European Societies: Fusion or Fission?

By Thomas P. Boje; Bart Van Steenbergen et al. | Go to book overview

15

Second thoughts on the transformation in Eastern and Central Europe

Michal Illner

INTRODUCTION

Societal transformation in the former socialist countries of Eastern and Central Europe has entered its seventh year. It has also been seven years since the processes of the transformation in this region became a major focus of interest in the social sciences. The first generation of comments and analyses brought many relevant ideas, mostly of a general character, on the nature, problems and potential future course of transformation. They were inspired by perceptive observation, theoretical reflections and sometimes by analogy with the earlier democratic transitions in Latin America and the Southern European countries (Ash 1990; Dahrendorf 1990; Habermas 1990; Musil 1992; Offe 1991; Sztompka 1992; Staniszkis 1991; Stark 1992).

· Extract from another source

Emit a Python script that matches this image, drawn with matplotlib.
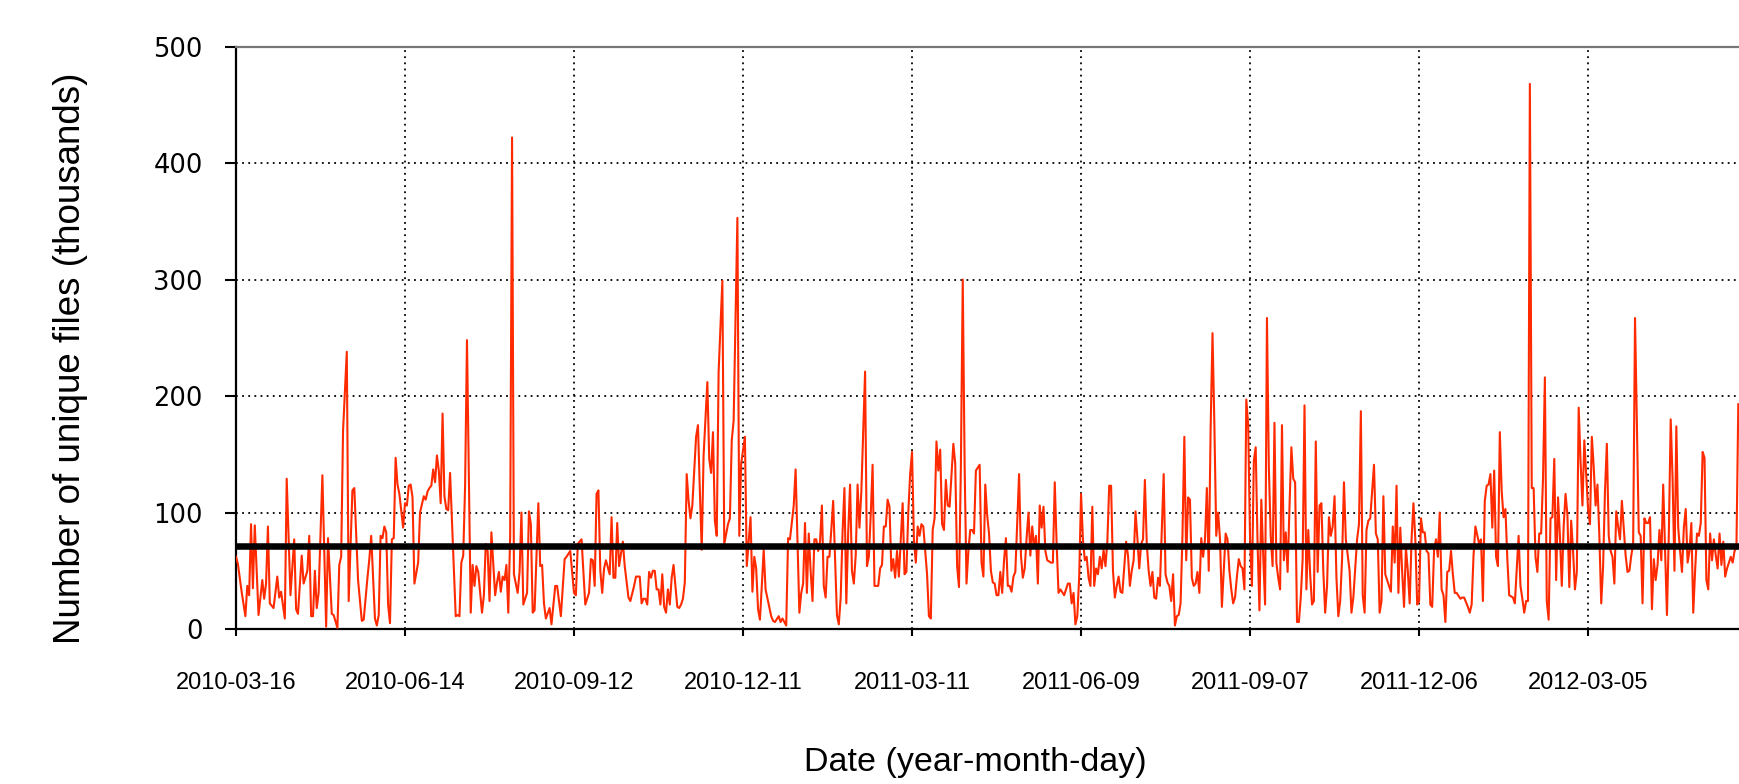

The different aspects of transformation quickly became the subject of empirical research and a rich body of data and data-based knowledge has been accumulated, shedding light on the individual components of transformation and their interlinkages, on the temporal aspects of transformation as well as on the specific features it has acquired in the individual countries of the region. Many were comparative multinational projects which linked the findings from Eastern and Central Europe to the existing Western 'transitological' knowledge. In this way, the Eastern and Central European 'transitological' studies, as some have called the study of societal transitions or transformations, have become better informed. Attempts are made to verify and to elaborate further the initial observations and to propose new hypotheses. In addition, the societal development in Eastern and Central Europe itself has brought some new twists, not foreseen by the first generation of transitological studies, which call for explanation. 1

In this chapter, I wish to sketch several general propositions concerning the more advanced stage of the post-1989 societal development in Eastern and Central Europe. The propositions were inspired by the recent development in the region as well as by some more recent studies, both theoretical and empirical (Bauman 1994; Gorzelak et al. 1994; Machonin 1994; Mateju 1995; Srubar 1994; Sztompka 1993; van Zon 1994). In particular, the ideas expressed by van Zon on the study of the transformations in Eastern and Central Europe and the results of the comparative research project East-Central Europe 2000 (cf. Gorzelak et al. 1994; Illner 1993) were helpful in this context. My propositions are of a hypothetical character and are intended to stimulate discussion.